I’m now a proud owner of a QWERTY-keyboard-equipped cell phone (pictured at left). It strikes me as odd, however, that it’s the second decade of the 21st century and we’re putting keyboards designed in the 1870s on our pocket phones for the purpose of saying stuff like “OMG 2 cool meet me @ the mall!!!”
Legend has it that the QWERTY keyboard layout was designed explicitly to slow down early typists to prevent jams, but apparently this isn’t true. The placement of keys was intended to prevent jams, and any typist-slowing effect was merely a byproduct of the key placement.
The Dvorak keyboard layout is widely considered to be a superior alternative to QWERTY, because of its placement of letters by frequency of use, supposedly making for faster and more ergonomic typing. Of course, most people don’t even know what a Dvorak keyboard is – and, according to some, the advantages may not be as great as have been claimed.

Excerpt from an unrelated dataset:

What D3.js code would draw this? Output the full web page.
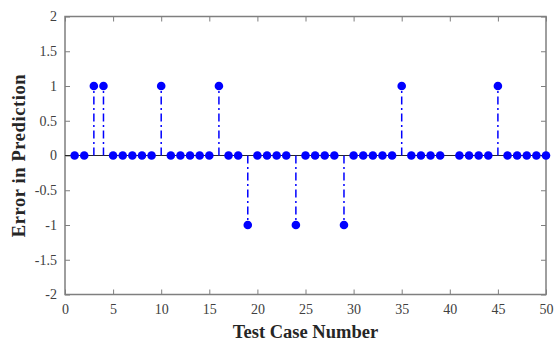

The longevity of QWERTY on the computer keyboard makes sense – there are billions of keyboards and typists out there already. The advantages of Dvorak – whatever they may be – simply aren’t significant enough to warrant a switch. But why QWERTY for phones? It’s not as if I’m going to touch-type on that tiny keyboard; I’m only using my thumbs, anyway. Even the holy iPhone (blessed be its name) only has the option for a QWERTY keyboard layout, even though the keyboard is implemented in software. I guess it doesn’t matter what layout the keyboard has, since no layout is going to appreciably increase your speed when typing with your thumbs on keys the size of dust motes.